On the west side of the L.A. County Museum of Natural History, construction quietly commenced this year for NHM Commons, a long-planned expansion which will replace the shuttered Jean Delacour Auditorium. This week, the Natural History Museums of Los Angeles County, which manage the facility, announced new details regarding the upcoming project.
Slated to open in 2024, the $75-million NHM Commons expansion will include approximately 60,000 square feet of space adjacent to Bill Robertson Lane, creating a new entryway to the museum. Frederick Fisher & Partners and landscape design by Studio-MLA headline the design team for the project, while new exhibit spaces on the interior will be designed by Studio Joseph.
“I am thrilled to announce the creation of two NHM Commons advisory groups consisting of incredible community leaders who have joined us to guide program development for this new wing and beyond,” said the Natural History Museums' president and director Dr. Lori Bettison-Varga in a news release. “We envision NHM Commons as a community gathering place, and the collective influence of these councils will help us deliver on that promise.”
Frederick Fisher & Parnters' design for the expansion does away with the blank walls that currently front Bill Robertson Way, replacing them with a glass facade which allows passersby to see into the museum interior. Likewise, a new plaza is planned on the exterior of NHM Commons, creating a "front porch" for the museum, and a gathering place for visitors to Exposition Park.

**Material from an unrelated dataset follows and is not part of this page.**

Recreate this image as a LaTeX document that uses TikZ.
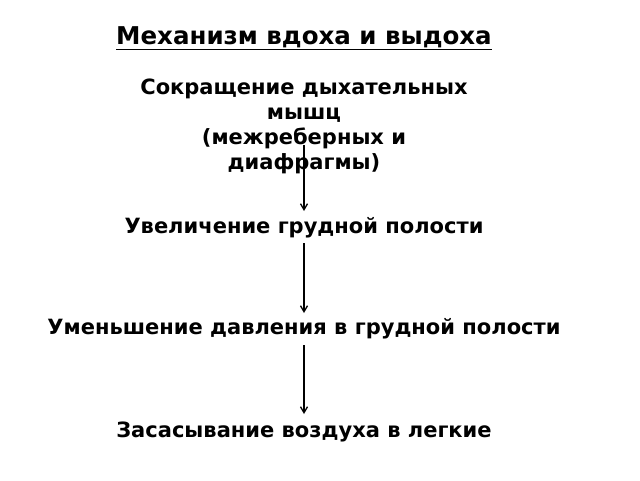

The project incorporates input from the museum's Native American Advisory Council, which includes representatives of Southern California indigenous communities such as the Gabrieleno-Tongva, Tataviam, Chumash, and Ajachmem. The Los Angeles Times reports that the Advisory Council will work with Studio-MLA on the plaza entry to NHM Commons, as well as its surrounding landscaping, with the intention of honoring Native American communities and acknowledging that Los Angeles was built on Native land.
Inside, plans call for a new 400-seat theater to replace the Jean Delacour Auditorium, which will offer a space for performances, discussions, educational content, and festivals.
Likewise, the new Judith Perlstein Welcome Center will house Gnatalie, a colossal real skeletal mount composed of multiple specimens belonging to a Diplodocus-like dinosaur. Due to infilling by the mineral celadonite during fossilization, the Jurassic-era skeleton has a unique green color. Gnatalie is billed as the first real skeletal mount of a long-neck dinosaur on the West Coast.
Other features of NHM Commons which will be available to visitors without a ticket include Barbara Carrasco's mural: L.A. History: A Mexican Perspective, as well as a new cafe with indoor and outdoor seating, and retail space within the Wallis Annenberg Lobby.
The cost of NHM Commons is being covered by a fundraising drive that has generated more than $100 million, and also provides money for endowment and programmatic fundraising efforts.
The Natural History Museums is also engaged in a new master planning process for the La Brea Tar Pits and Page Museum, which aims to revamp the 13-acre Miracle Mile landmark that is considered the only active urban paleontological site in the world.
The Natural History Museum's expansion comes just two years after officials adopted a new master plan for Exposition Park, which will guide the development of the 160-acre space over the next 25 years. Additionally, the project comes on the heels of the $1-billion Lucas Museum of Narrative Art, a hulking structure now taking shape across Bill Robertson Lane, and the $400-million Samuel Oschin Air and Space Center, a towering 20-story structure at the California Science Center which will serve as the permanent home of the Space Shuttle Endeavor.